I say hi. Make pleasantries. Ask Cabbie #2 if his card reader works. He responds "Where you are going?" Which makes me wonder, but I tell him the CBD, and ask again if his cab reader works. He asks "where in the CBD?" 
"Name of My Street. But does your card reader work?" "Why wouldn't he take you?"
"His card reader doesn't work. Does yours?"
At this point, Cabbie #2 starts getting angry with me. "No, no, that's not how it's supposed to work. Why wouldn't he take you? Hold on this isn't how it's supposed to work. You stay right here!" And he gets out of the cab, goes over to Cab Dude. 

At this point, I can't make out individual words, but can tell it's heated. Then I hear Cab Dude, yelling: "They didn't refuse him. They offered to take his ride, but his card reader wasn't working. They don't have to take a ride if the card reader isn't working. (...Cabbie #2 yelling indistinctly, but angrily) No YOU look, I did MY job, you worry about YOUR job. They're a legitimate ride. Take it."
More Cabbie #2 yelling ~ as he get back into the cab to drive us. Oh hell no. At this point, I say to Lithus "That's it. Get out. I'm not riding with this guy."
Poor Lithus has been sitting there the whole time, trying to stay calm, not embarrass ME, not overreact. I said "that's it" and he FLEW out of the cab. Flew.

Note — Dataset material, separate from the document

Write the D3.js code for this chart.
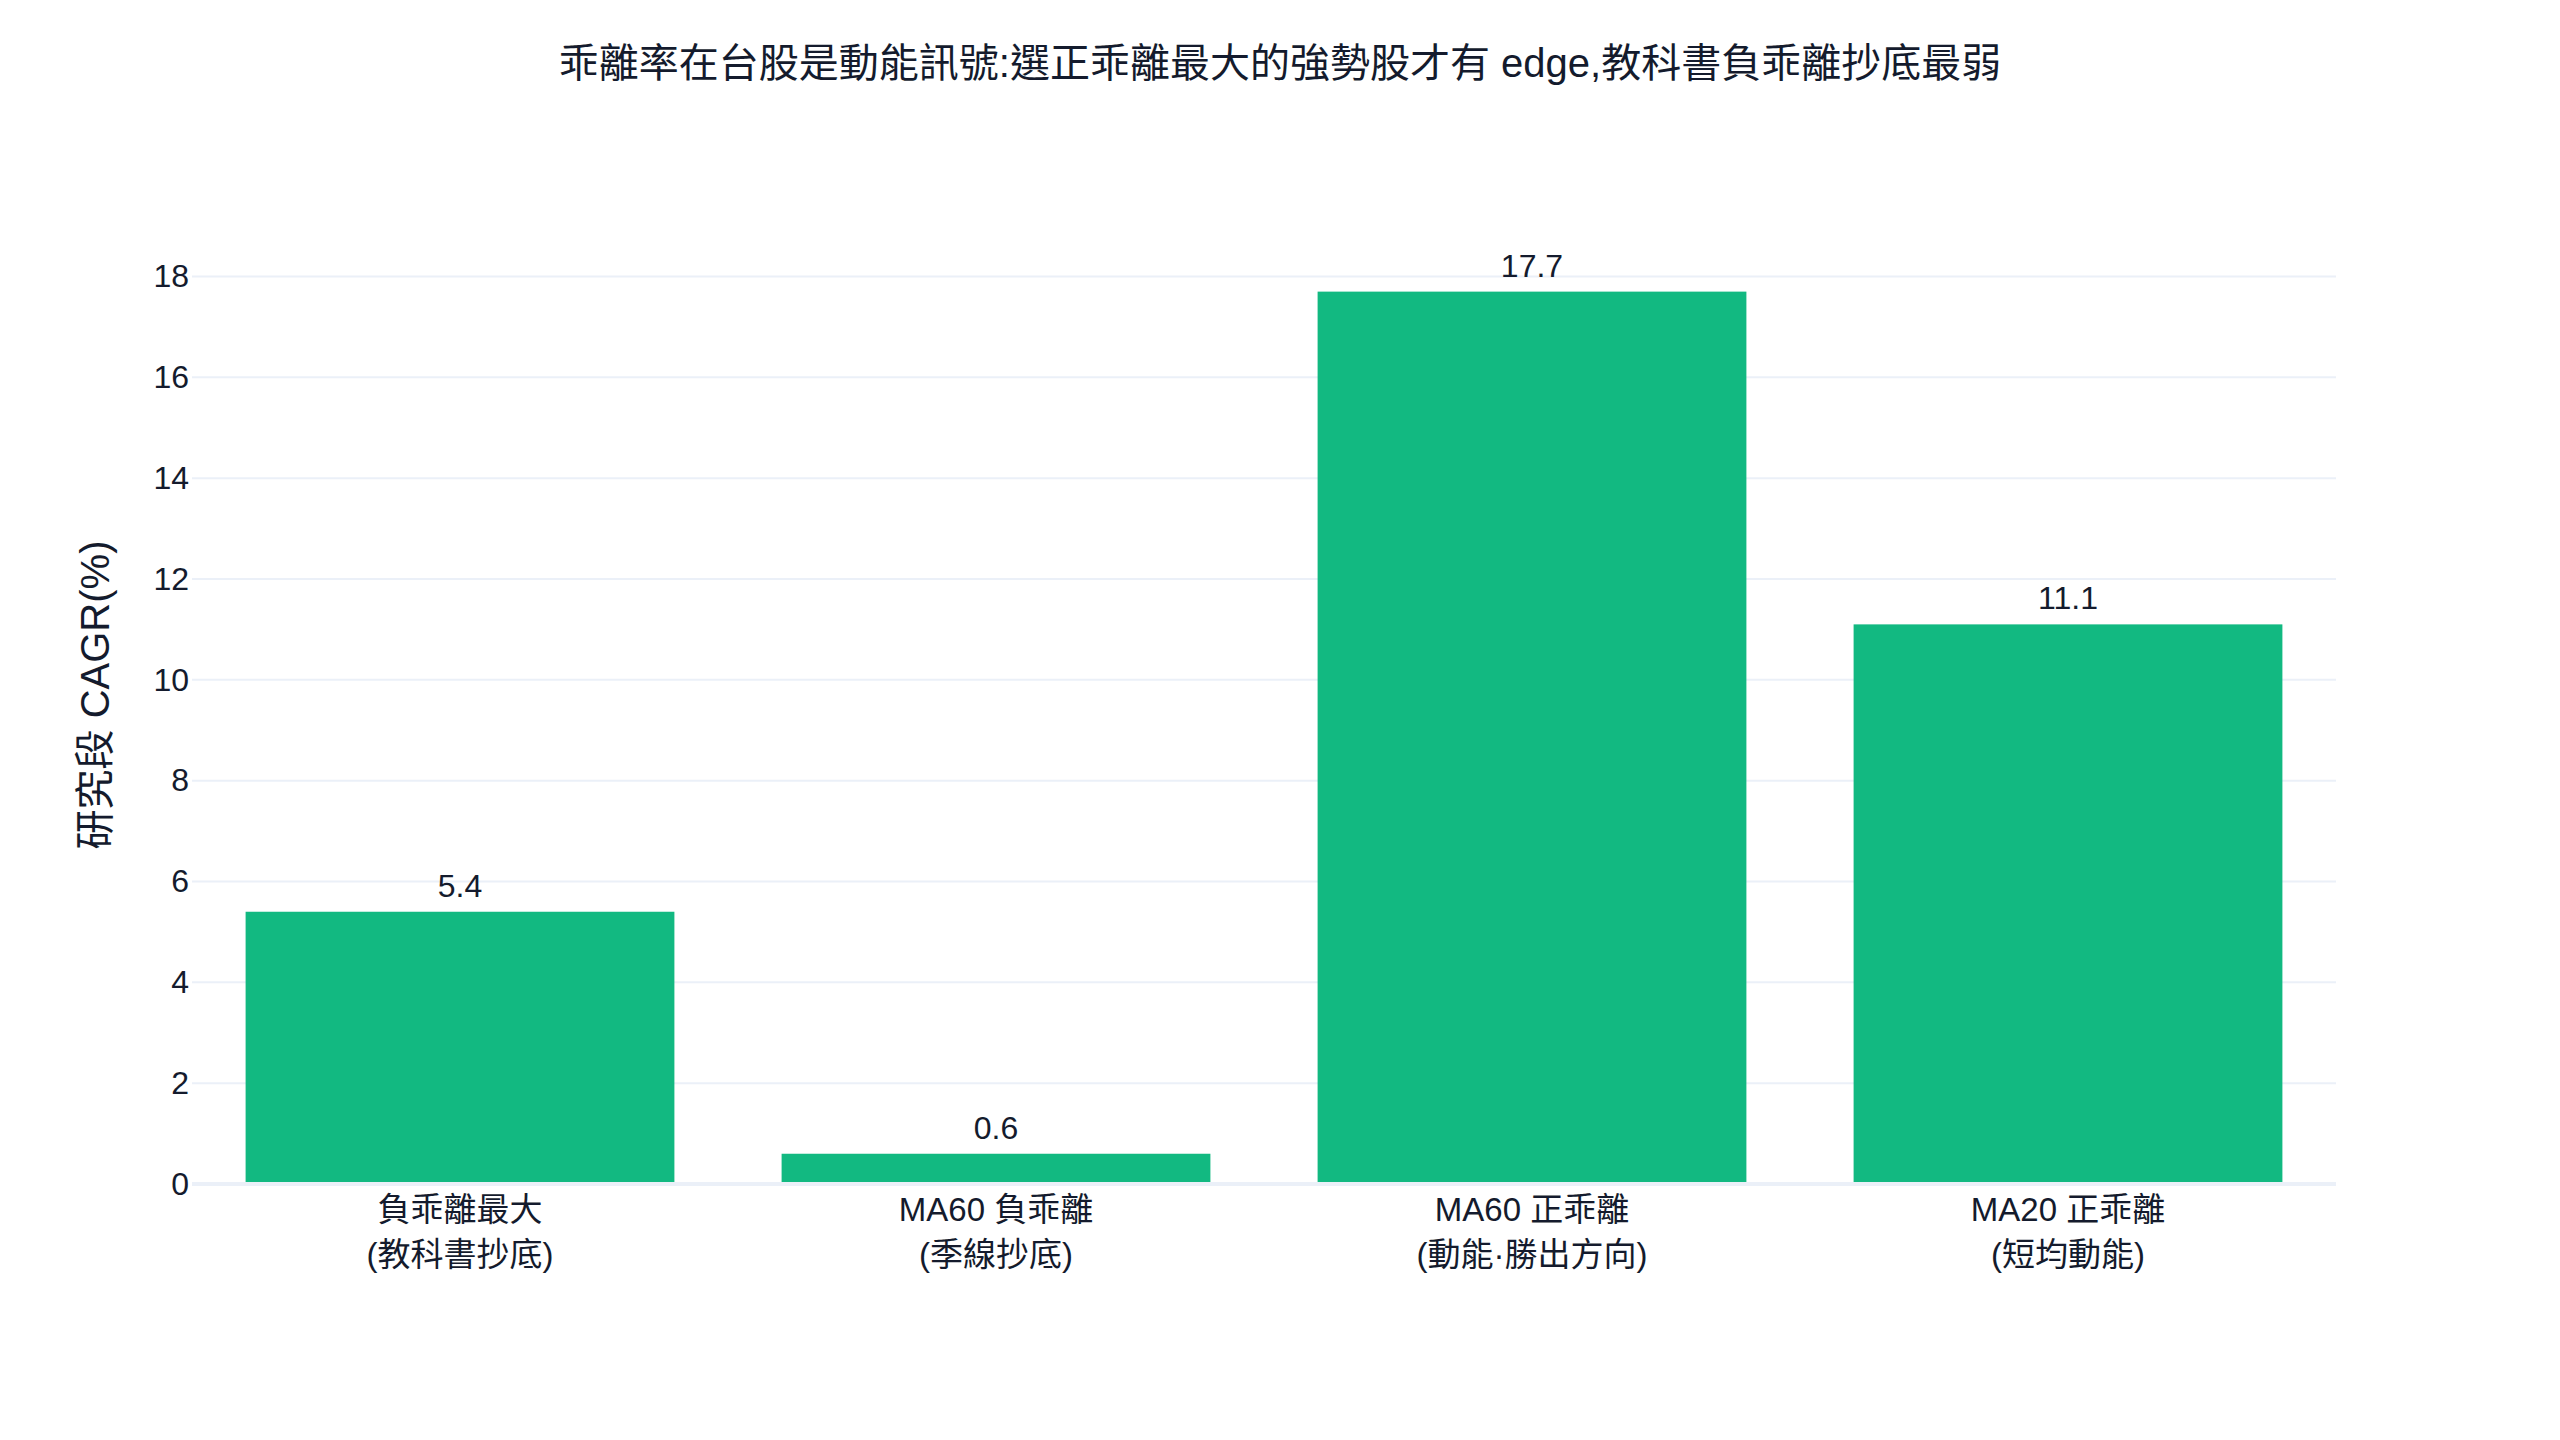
<!DOCTYPE html>
<html>
<head>
<meta charset="utf-8">
<script src="https://cdn.jsdelivr.net/npm/d3@7/dist/d3.min.js"></script>
<style>
  html, body { margin: 0; padding: 0; background: #ffffff; }
  svg { display: block; }
  text { font-family: "Liberation Sans", Arial, "Noto Sans CJK TC", sans-serif; fill: #141b2d; }
</style>
</head>
<body>
<script>
// ---- data ----
const categoryLine1 = ["負乖離最大", "MA60 負乖離", "MA60 正乖離", "MA20 正乖離"];
const categoryLine2 = ["(教科書抄底)", "(季線抄底)", "(動能·勝出方向)", "(短均動能)"];
const cagrValues = [5.4, 0.6, 17.7, 11.1];
const valueLabels = ["5.4", "0.6", "17.7", "11.1"];
const yTicks = [0, 2, 4, 6, 8, 10, 12, 14, 16, 18];
const titleText = "乖離率在台股是動能訊號:選正乖離最大的強勢股才有 edge,教科書負乖離抄底最弱";
const yAxisTitle = "研究段 CAGR(%)";

// ---- layout ----
const W = 2560, H = 1440;
const plotLeft = 192, plotRight = 2336;
const plotBottom = 1184;
const yMax = 18.63;
const unit = (1184 - 276.5) / 18;
const plotTop = plotBottom - yMax * unit;

const svg = d3.select("body").append("svg").attr("width", W).attr("height", H);

const idx = d3.range(cagrValues.length);
const x = d3.scaleBand().domain(idx).range([plotLeft, plotRight]).paddingInner(0.2).paddingOuter(0.1);
const y = d3.scaleLinear().domain([0, yMax]).range([plotBottom, plotTop]);

// gridlines
svg.append("g").selectAll("line").data(yTicks.filter(t => t !== 0)).join("line")
  .attr("x1", plotLeft).attr("x2", plotRight)
  .attr("y1", d => y(d)).attr("y2", d => y(d))
  .attr("stroke", "#EBF0F8").attr("stroke-width", 2);

// y tick labels via axis
const yAxis = d3.axisLeft(y).tickValues(yTicks).tickSize(0).tickPadding(0).tickFormat(d3.format("d"));
const yg = svg.append("g").attr("transform", `translate(${plotLeft - 3},0)`).call(yAxis);
yg.select(".domain").remove();
yg.selectAll("text").attr("font-size", 32).attr("fill", "#141b2d")
  .style("font-family", '"Liberation Sans", Arial, sans-serif');

// bars
svg.append("g").selectAll("rect").data(idx).join("rect")
  .attr("x", i => x(i)).attr("width", x.bandwidth())
  .attr("y", i => y(cagrValues[i])).attr("height", i => plotBottom - y(cagrValues[i]))
  .attr("fill", "#12b981");

// zero line
svg.append("line")
  .attr("x1", plotLeft).attr("x2", plotRight)
  .attr("y1", y(0)).attr("y2", y(0))
  .attr("stroke", "#EBF0F8").attr("stroke-width", 4);

// value labels
svg.append("g").selectAll("text").data(idx).join("text")
  .attr("x", i => x(i) + x.bandwidth() / 2)
  .attr("y", i => y(cagrValues[i]) - 15)
  .attr("text-anchor", "middle").attr("font-size", 32)
  .text(i => valueLabels[i]);

// x tick labels
const xl = svg.append("g").selectAll("text").data(idx).join("text")
  .attr("text-anchor", "middle").attr("font-size", 33);
xl.append("tspan").attr("x", i => x(i) + x.bandwidth() / 2).attr("y", 1221).text(i => categoryLine1[i]);
xl.append("tspan").attr("x", i => x(i) + x.bandwidth() / 2).attr("y", 1266).text(i => categoryLine2[i]);

// title
svg.append("text").attr("x", 1280).attr("y", 77).attr("text-anchor", "middle")
  .attr("font-size", 40).text(titleText);

// y axis title
svg.append("text").attr("transform", "translate(95,695) rotate(-90)")
  .attr("text-anchor", "middle").attr("dominant-baseline", "central")
  .attr("font-size", 40).text(yAxisTitle);
</script>
</body>
</html>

I go to Cab Dude and say "that's it, I'm not riding with this guy. We'll find another way home."
Cab Dude: "No, I got you, You stay here. I'll get you a ride that's got his stuff together." Yells over my head to Cabbie #2 "SEE?!!! And now YOU lost YOUR ride, too. Get your shit together and stop worrying about other people!" And Cabbie #2 screeches out of the cab stand, leaving the single, female tourist in line with us looking scared out of her mind and wondering why the hell she's come to this city.

Cabbie #3 is pulling up. I don't get in his cab. I don't make pleasantries. I walk up to him and ask "Does your card reader work?"
He, who has seen just enough of this to understand my exasperation, smiles and says "Everything works in this cab. I even have backup."

And so we got home. But good fucking lord. 

Those are I-feel-like-I've-dropped-into-a-weird-movie Pobble Thoughts. That and a buck fifty will get you coffee.